Later in the day, as my phone’s battery dwindled and our house’s temperature slowly rose, I actually got happier. From the bike ride we took around our neighborhood, and the dozens of trees we saw, injured, colossal limbs severed, it became clear that it would be awhile before the almighty juice was restored. We accepted it, and lit candles. It was fun and in our neighborhood’s air stood the scent of camaraderie.

I missed my orthodontist appointment. (Luckily, their office had lost power, too, so I didn’t really miss it.) We went to our good friend Sheba’s salon to get haircuts, as planned, and dined at Chicago’s greatest deli-dining establishment, Manny’s. That night, at home, we set up camp in our basement by lantern and slept in one, colder-than-all-the-others room. Despite finding a bug on the floor, next to my head, I was happy.

When I think back and self-psychoanalyze myself, as I have a habit of doing on this log-of-the-web, I don’t think that I got happier because there was no electricity, or, really, electronics. I wasn’t happier because I wasn’t burdened with the enormous stress of a totes poppin’ social life, because I still had my phone, and [on it] responded to emails, and read tweets. I think I was happier because the time we spent without power was a bubble, and it was definite. We may not have known when it would come back on, but we had a pretty good idea (within the next few days, at most). Knowing that it would at all was enough of a bookend to let us know, also, what we had to do: enjoy.

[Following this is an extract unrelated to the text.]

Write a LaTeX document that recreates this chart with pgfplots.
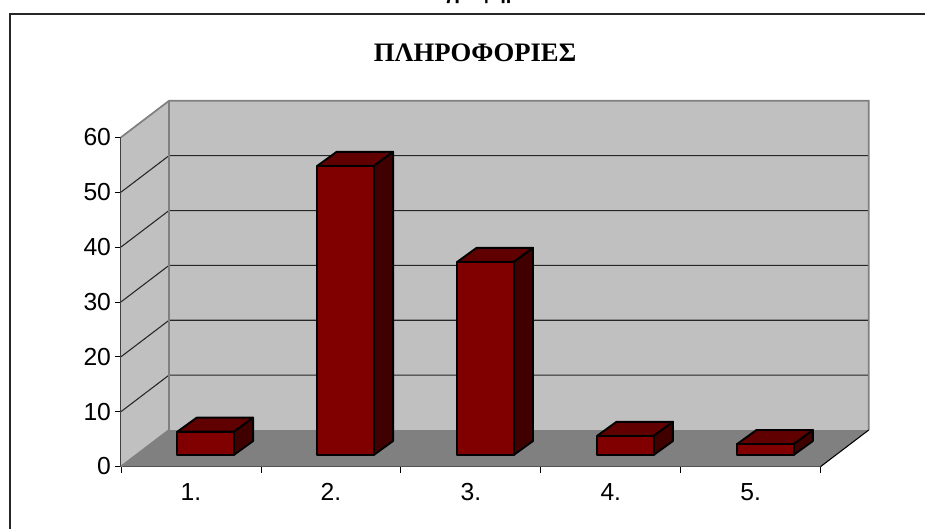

There wasn’t really much else to do, but to go for a bike ride, eat at Manny’s, read a book. Yes, these are all things we can do with electricity. They are things that we do do with electricity. The difference was imaginary. Even though our situation wasn’t actually life-threatening, the excitement of it all was enough to make it feel like survival. Survival is simple: stay alive, and if you can, enjoy. We had no trouble staying alive, so all we could do was enjoy. Because that time, without any power, was a somewhat unambiguous bubble of time, our sole purpose was to enjoy. It’s the same reason you’re happy on vacation, and maybe even at school or work: you know your purpose. To relax, to consume knowledge-nuggets, to act passive-aggressively to your boss. When the power’s out, to enjoy.

Isn’t that our purpose, all the time? That may be a bit too deep… It is the question. I’m not sure if I believe “enjoy” is the answer. I think something less self-centered makes more sense. “Enjoy and help others enjoy.” I don’t know. It was fun when the power was out.